## [Task goal]
Could you copy every line from the material below in which "this" appears?

## [Charts and diagrams as code]
>>>>
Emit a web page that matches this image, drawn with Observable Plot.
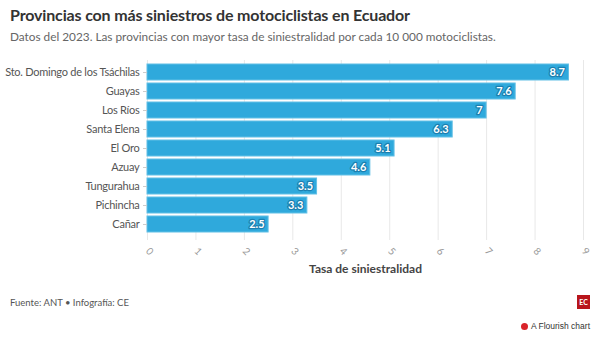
<!DOCTYPE html>
<html>
<head>
<meta charset="utf-8">
<script src="https://cdn.jsdelivr.net/npm/d3@7"></script>
<script src="https://cdn.jsdelivr.net/npm/@observablehq/plot@0.6"></script>
<style>
  body { margin: 0; background: #fff; font-family: Lato, "Open Sans", sans-serif; width: 600px; height: 339px; overflow: hidden; position: relative; }
  .title { position: absolute; left: 10px; top: 5px; font-size: 16px; font-weight: bold; color: #333; letter-spacing: -0.15px; }
  .subtitle { position: absolute; left: 10px; top: 29px; font-size: 11.8px; color: #666; }
  #chart { position: absolute; left: 0; top: 55px; }
  #chart svg g[aria-label="y-axis tick label"] text { letter-spacing: -0.25px; }
  .source { position: absolute; left: 10px; top: 297px; font-size: 9.5px; color: #555; }
  .logo { position: absolute; left: 577px; top: 295px; width: 13px; height: 14px; background: #b8151b; color: #fff; font-size: 7px; font-weight: bold; text-align: center; line-height: 14px; }
  .flourish { position: absolute; right: 10px; top: 321px; font-size: 8.5px; color: #333; font-family: Arial, sans-serif; }
  .flourish .dot { display: inline-block; width: 7px; height: 7px; background: #d9232a; border-radius: 50%; margin-right: 3px; vertical-align: -1px; }
</style>
</head>
<body>
<div class="title">Provincias con más siniestros de motociclistas en Ecuador</div>
<div class="subtitle">Datos del 2023. Las provincias con mayor tasa de siniestralidad por cada 10 000 motociclistas.</div>
<div id="chart"></div>
<div class="source">Fuente: ANT • Infografía: CE</div>
<div class="logo">EC</div>
<div class="flourish"><span class="dot"></span>A Flourish chart</div>
<script>
const provincias = ["Sto. Domingo de los Tsáchilas", "Guayas", "Los Ríos", "Santa Elena", "El Oro", "Azuay", "Tungurahua", "Pichincha", "Cañar"];
const tasas = [8.7, 7.6, 7, 6.3, 5.1, 4.6, 3.5, 3.3, 2.5];
const xTicks = [0, 1, 2, 3, 4, 5, 6, 7, 8, 9];
const xLabel = "Tasa de siniestralidad";

const data = provincias.map((p, i) => ({provincia: p, tasa: tasas[i]}));

const chart = Plot.plot({
  width: 600,
  height: 230,
  marginTop: 5,
  marginLeft: 147,
  marginRight: 17,
  marginBottom: 49,
  style: {fontFamily: "Lato, 'Open Sans', sans-serif", fontSize: "11px", color: "#555", background: "transparent"},
  x: {domain: [0, 9]},
  y: {domain: provincias, padding: 0.16},
  marks: [
    Plot.ruleX(xTicks, {stroke: "#e8e8e8", strokeWidth: 1, insetBottom: -4}),
    Plot.barX(data, {x: "tasa", y: "provincia", fill: "#2fa9dc", stroke: "#63c0e6", strokeWidth: 1}),
    Plot.text(data, {x: "tasa", y: "provincia", text: d => String(d.tasa), textAnchor: "end", dx: -4, fill: "#fff", fontWeight: "bold", fontSize: 11, stroke: "#1b7fb0", strokeWidth: 2.5, paintOrder: "stroke"}),
    Plot.ruleY([0], {frameAnchor: "bottom", stroke: "#e8e8e8", dy: 4}),
    Plot.axisY({label: null, tickSize: 4, tickPadding: 4, stroke: "#ccc", fontSize: 11, fill: "#555"}),
    Plot.axisX({ticks: xTicks, tickSize: 0, tickRotate: 45, tickPadding: 13, fontSize: 10, fill: "#999", label: null}),
    Plot.text([xLabel], {frameAnchor: "bottom", dy: 36, fontWeight: "bold", fontSize: 12, fill: "#444"})
  ]
});
document.getElementById("chart").appendChild(chart);
</script>
</body>
</html>
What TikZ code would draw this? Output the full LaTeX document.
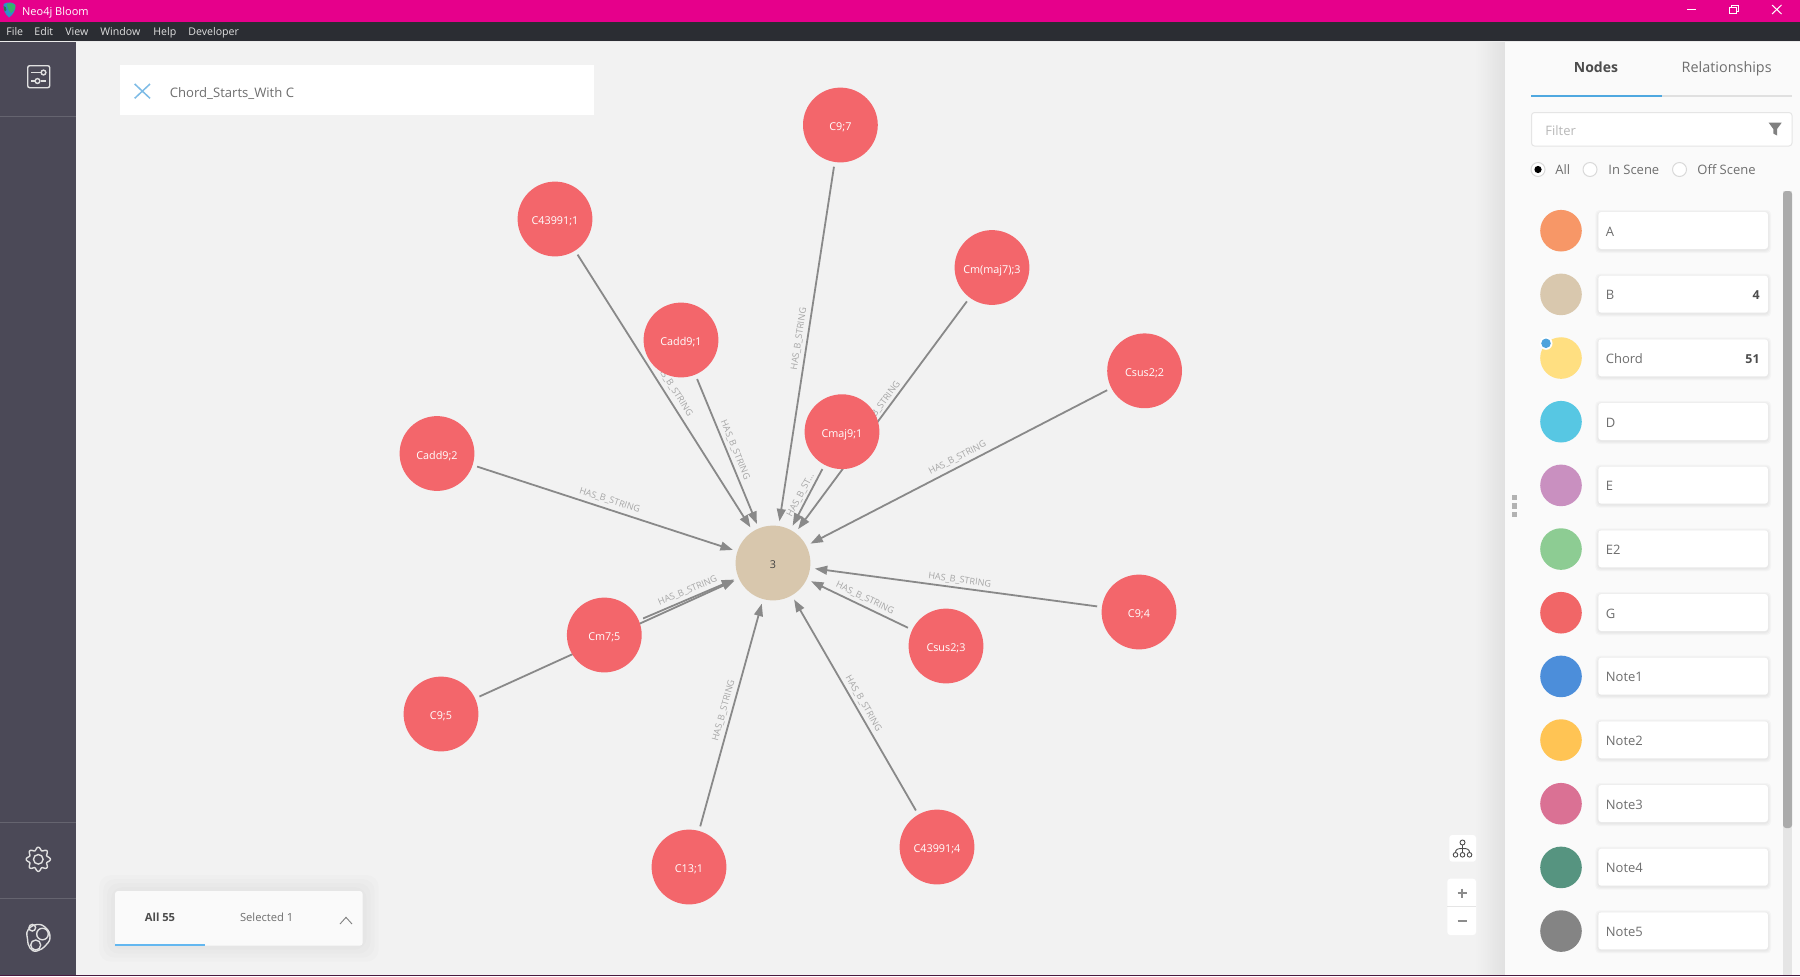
\documentclass[tikz,border=0pt]{standalone}
\usepackage{fontspec}
\setmainfont{Open Sans}
\usetikzlibrary{arrows.meta,calc}
\pgfdeclarelayer{basefill}
\pgfdeclarelayer{edgelayer}
\pgfsetlayers{basefill,edgelayer,main}
\definecolor{magbar}{HTML}{E6008B}
\definecolor{menubar}{HTML}{2B2D33}
\definecolor{sidebar}{HTML}{4B4957}
\definecolor{sideline}{HTML}{65646F}
\definecolor{canvas}{HTML}{F2F2F2}
\definecolor{panel}{HTML}{FAFAFA}
\definecolor{chordred}{HTML}{F3666B}
\definecolor{bnode}{HTML}{D8C7AD}
\definecolor{edgegray}{HTML}{898989}
\definecolor{labgray}{HTML}{A6A6A6}
\definecolor{txtgray}{HTML}{6E6E6E}
\definecolor{blueline}{HTML}{4FA8E0}
\definecolor{closeblue}{HTML}{7DBBE6}
\definecolor{tabblue}{HTML}{63B7F0}
\definecolor{dotblue}{HTML}{4FA3DC}
\definecolor{bottomline}{HTML}{4A1A40}
\definecolor{logogreen}{HTML}{35B36B}
\definecolor{logoblue}{HTML}{2F8FC9}
\tikzset{
  x=0.5pt,y=-0.5pt,
  fs/.style={font=\fontsize{#1}{#1}\selectfont},
  note/.style={circle,fill=chordred,draw=none,inner sep=0pt,minimum size=37.4pt,outer sep=2.4pt,text=white,fs=5.4,text height=5.6pt,text depth=0pt},
  hub/.style={circle,fill=bnode,draw=none,inner sep=0pt,minimum size=37.4pt,outer sep=2.4pt,text=black!75,fs=5.4,text height=5.6pt,text depth=0pt},
  rel/.style={-{Triangle[length=6.2pt,width=4.4pt]},draw=edgegray,line width=0.9pt},
  rellab/.style={text=labgray,fs=4.55,inner sep=0pt},
  legdot/.style={circle,draw=none,inner sep=0pt,minimum size=20.8pt},
  legbox/.style={rounded corners=1.5pt,fill=white},
  legtxt/.style={anchor=mid west,inner sep=0pt,text=txtgray,fs=6.5},
  legnum/.style={anchor=mid east,inner sep=0pt,text=black!70,font=\fontsize{6.2}{6.2}\selectfont\bfseries},
  menu/.style={anchor=mid west,inner sep=0pt,text=white!88!black,fs=5.3},
  uimid/.style={anchor=mid,inner sep=0pt},
  uiwest/.style={anchor=mid west,inner sep=0pt},
  icon/.style={draw=white!88!black,line width=0.7pt,fill=none},
}
\begin{document}
\begin{tikzpicture}
\useasboundingbox (0,0) rectangle (1800,976);
\begin{pgfonlayer}{basefill}
\fill[canvas] (0,0) rectangle (1800,976);
\fill[left color=canvas,right color=black!12] (1475,41) rectangle (1505,975);
\fill[panel] (1505,41) rectangle (1800,975);
\fill[sidebar] (0,41) rectangle (76,975);
\fill[magbar] (0,0) rectangle (1800,21.7);
\fill[menubar] (0,21.7) rectangle (1800,40.7);
\fill[black!8] (0,40.7) rectangle (1800,41.2);
\fill[bottomline] (0,975) rectangle (1800,976);
\end{pgfonlayer}
\foreach \y in {116,822.3,898.3} \draw[sideline,line width=0.5pt] (0,\y) -- (76,\y);
% ---- title bar
\fill[logoblue] (3.5,4) .. controls (8,1.5) and (13,2) .. (15.5,5) .. controls (16,10) and (13,15) .. (9,17.5) .. controls (5,14.5) and (3,9) .. (3.5,4) -- cycle;
\fill[logogreen] (7,3.5) .. controls (10,2.5) and (13.5,3) .. (15.3,5.5) .. controls (15.5,9) and (13,12) .. (11,13) .. controls (8.5,11) and (7,7) .. (7,3.5) -- cycle;
\fill[logogreen!70!black] (3.6,6) .. controls (5.5,6) and (6.5,8) .. (6.5,10) .. controls (5.5,11) and (5,11.5) .. (4.8,11.5) .. controls (4,10) and (3.6,8) .. (3.6,6) -- cycle;
\node[menu,fs=5.5,text=white] (apptitle) at (21.8,10) {Neo4j Bloom};
\draw[white,line width=0.45pt] (1687,9.3) -- (1696,9.3);
\draw[white,line width=0.45pt] (1729,7.5) rectangle (1736.5,13.5);
\draw[white,line width=0.45pt] (1731.5,7.5) -- (1731.5,5) -- (1738,5) -- (1738,11) -- (1736.5,11);
\draw[white,line width=0.5pt] (1772,5) -- (1781.5,14) (1781.5,5) -- (1772,14);
\node[menu] (mfile) at (6,30) {File};
\node[menu] (medit) at (34,30) {Edit};
\node[menu] (mview) at (65,30) {View};
\node[menu] (mwindow) at (100,30) {Window};
\node[menu] (mhelp) at (153,30) {Help};
\node[menu] (mdev) at (188,30) {Developer};
% ---- sidebar icons
\draw[icon,rounded corners=1pt] (27.7,65.7) rectangle (49.7,87.7);
\draw[icon] (31,72.5) -- (41,72.5) (31,81) -- (34.5,81) (40.5,81) -- (46,81);
\draw[icon] (43.5,72.5) circle (2.4);
\draw[icon] (37.5,81) circle (2.4);
\draw[icon,line join=round] plot[domain=0:360,samples=145,smooth] ({38.3+(10.6+1.5*cos(8*\x))*cos(\x)},{859.3+(10.6+1.5*cos(8*\x))*sin(\x)}) -- cycle;
\draw[icon] (38.3,859.3) circle (4.8);
\draw[icon] plot[smooth cycle,tension=0.8] coordinates {(28,930) (37,924.5) (46,928) (50,937) (46,945) (37,951) (30,948) (27.5,939)};
\draw[icon] (42.5,934) circle (5.8);
\draw[icon] (32.3,927.7) circle (3.3);
\draw[icon] (35.7,945) circle (5);
% ---- search box
\fill[black!5] (119,64) rectangle (595,116.5);
\fill[white] (120,65) rectangle (594,115.3);
\draw[closeblue,line width=0.75pt] (134.7,84) -- (150,98.3) (150,84) -- (134.7,98.3);
\node[uiwest,text=txtgray,fs=6.55] (searchtxt) at (169.5,92) {Chord\_Starts\_With C};
% ---- graph nodes
\node[hub]  (hubB)   at (773,563)     {3};
\node[note] (c97)    at (840.4,125)   {C9;7};
\node[note] (c439a)  at (555,219)     {C43991;1};
\node[note] (cmm3)   at (992,267.5)   {Cm(maj7);3};
\node[note] (cadd91) at (681,340)     {Cadd9;1};
\node[note] (csus22) at (1144.6,370.8){Csus2;2};
\node[note] (cmaj91) at (842,431.7)   {Cmaj9;1};
\node[note] (cadd92) at (437,453.5)   {Cadd9;2};
\node[note] (cm75)   at (604.3,635)   {Cm7;5};
\node[note] (c94)    at (1139,612)    {C9;4};
\node[note] (csus23) at (946,646)     {Csus2;3};
\node[note] (c95)    at (441,714)     {C9;5};
\node[note] (c131)   at (689,867)     {C13;1};
\node[note] (c439b)  at (937,847)     {C43991;4};
% ---- connectors and their labels, under the nodes
\begin{pgfonlayer}{edgelayer}
\foreach \n in {c97,c439a,cmm3,cadd91,csus22,cmaj91,cadd92,cm75,c94,csus23,c95,c131,c439b}
  \draw[rel] (\n) -- (hubB);
\node[rellab,rotate=81.3]  (l1)  at (799,339)     {HAS\_B\_STRING};
\node[rellab,rotate=-57.6] (l2)  at (673.4,388.8) {HAS\_B\_STRING};
\node[rellab,rotate=53.5]  (l3)  at (879.6,408)   {HAS\_B\_STRING};
\node[rellab,rotate=-67.6] (l4)  at (735,450)     {HAS\_B\_STRING};
\node[rellab,rotate=62.2]  (l5)  at (800.7,495)   {HAS\_B\_ST...};
\node[rellab,rotate=27.3]  (l6)  at (957.5,458)   {HAS\_B\_STRING};
\node[rellab,rotate=-18]   (l7)  at (609.6,500.5) {HAS\_B\_STRING};
\node[rellab,rotate=23]    (l8)  at (687.7,590.7) {HAS\_B\_STRING};
\node[rellab,rotate=-7.6]  (l9)  at (959.7,580.3) {HAS\_B\_STRING};
\node[rellab,rotate=-25.6] (l10) at (865,598.3)   {HAS\_B\_STRING};
\node[rellab,rotate=74.5]  (l11) at (723.7,710.7) {HAS\_B\_STRING};
\node[rellab,rotate=-60]   (l12) at (863.3,703.3) {HAS\_B\_STRING};
\end{pgfonlayer}
% ---- bottom panel
\foreach \g in {16,12,8,4} \fill[black,opacity=0.012,rounded corners=6pt] (115-\g,891-\g) rectangle (362.7+\g,945.7+\g);
\fill[white!98!black,rounded corners=1.5pt] (115,891) rectangle (362.7,945.7);
\fill[tabblue] (115,944) rectangle (205,946);
\node[uimid,text=black!70,font=\fontsize{5.6}{5.6}\selectfont\bfseries] (allcount) at (160,915.7) {All 55};
\node[uimid,text=txtgray,fs=5.6] (selcount) at (266.7,915.7) {Selected 1};
\draw[black!50,line width=0.45pt] (340,924) -- (346,917.3) -- (352,924);
% ---- graph controls
\fill[black!5,rounded corners=1.5pt] (1448.3,834) rectangle (1477,862.7);
\fill[white,rounded corners=1.5pt] (1449.3,835) rectangle (1476,861.7);
\fill[black!5,rounded corners=1.5pt] (1446.3,877.7) rectangle (1477,936);
\fill[white,rounded corners=1.5pt] (1447.3,878.7) rectangle (1476,935);
\draw[black!10,line width=0.4pt] (1447.3,906.7) -- (1476,906.7);
\draw[black!70,line width=0.45pt] (1462.5,842.5) circle (2.5);
\draw[black!70,line width=0.45pt] (1462.5,845) -- (1462.5,852.5) (1455.5,852.5) .. controls (1455.5,849) and (1458,848.5) .. (1462.5,848.5) .. controls (1467,848.5) and (1469.5,849) .. (1469.5,852.5);
\foreach \x in {1455.5,1462.5,1469.5} \draw[black!70,line width=0.45pt] (\x,854.8) circle (2.3);
\draw[black!45,line width=0.6pt] (1457.5,893) -- (1466.5,893) (1462,888.5) -- (1462,897.5) (1457.5,921) -- (1466.5,921);
% ---- drag handle
\foreach \y in {497.4,505.8,514.5} \fill[black!30] (1512,\y-2.7) rectangle (1517,\y+2.7);
% ---- right panel header
\node[uimid,text=black!70,font=\fontsize{7}{7}\selectfont\bfseries] (tabnodes) at (1596,67) {Nodes};
\node[uimid,text=txtgray,fs=7.2] (tabrels) at (1726.7,67) {Relationships};
\fill[black!12] (1662,94.7) rectangle (1792,96.7);
\fill[blueline] (1531,94.7) rectangle (1662,96.7);
\draw[black!10,fill=white,rounded corners=1.5pt,line width=0.5pt] (1531.5,112.5) rectangle (1792,146);
\node[uiwest,text=black!28,fs=6.5] (filtertxt) at (1545,130) {Filter};
\fill[black!50] (1768.7,122.7) -- (1781.7,122.7) -- (1777,129) -- (1777,135.5) -- (1773.3,133.5) -- (1773.3,129) -- cycle;
\draw[black!15,fill=white,line width=0.5pt] (1538,169.5) circle (7);
\fill[black] (1538,169.5) circle (3.6);
\draw[black!15,fill=white,line width=0.5pt] (1590,169.5) circle (7);
\draw[black!15,fill=white,line width=0.5pt] (1679.5,169.5) circle (7);
\node[legtxt] (radall) at (1555,169) {All};
\node[legtxt] (radin) at (1608,169) {In Scene};
\node[legtxt] (radoff) at (1697,169) {Off Scene};
% ---- scrollbar
\fill[black!10] (1783,191) rectangle (1792,975);
\fill[black!33,rounded corners=1.5pt] (1783,191) rectangle (1792,828);
% ---- legend
\foreach \i/\lab/\col in {
  0/A/F79767,1/B/D9C8AE,2/Chord/FFDF81,3/D/57C7E3,4/E/C990C0,5/E2/8DCC93,
  6/G/F16667,7/Note1/4C8EDA,8/Note2/FFC454,9/Note3/DA7194,10/Note4/569480,11/Note5/848484}{
  \pgfmathsetmacro\yy{230.7+63.67*\i}
  \definecolor{tmpc}{HTML}{\col}
  \node[legdot,fill=tmpc] (dot\i) at (1561,\yy) {};
  \foreach \g in {3,2,1} \fill[black,opacity=0.025,rounded corners=2pt] (1598.3-\g,\yy-18.7-\g+1) rectangle (1768+\g,\yy+18.3+\g+1);
  \fill[legbox] (1598.3,\yy-18.7) rectangle (1768,\yy+18.3);
  \node[legtxt] (leg\i) at (1605.5,\yy) {\lab};
}
\node[legnum] (numB) at (1760,294.3) {4};
\node[legnum] (numC) at (1760,358) {51};
\fill[white] (1546,343.3) circle (6.5);
\fill[dotblue] (1546,343.3) circle (4.8);
\end{tikzpicture}
\end{document}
<<<<
## [The result]
Emit a web page that matches this image, drawn with Observable Plot.
What TikZ code would draw this? Output the full LaTeX document.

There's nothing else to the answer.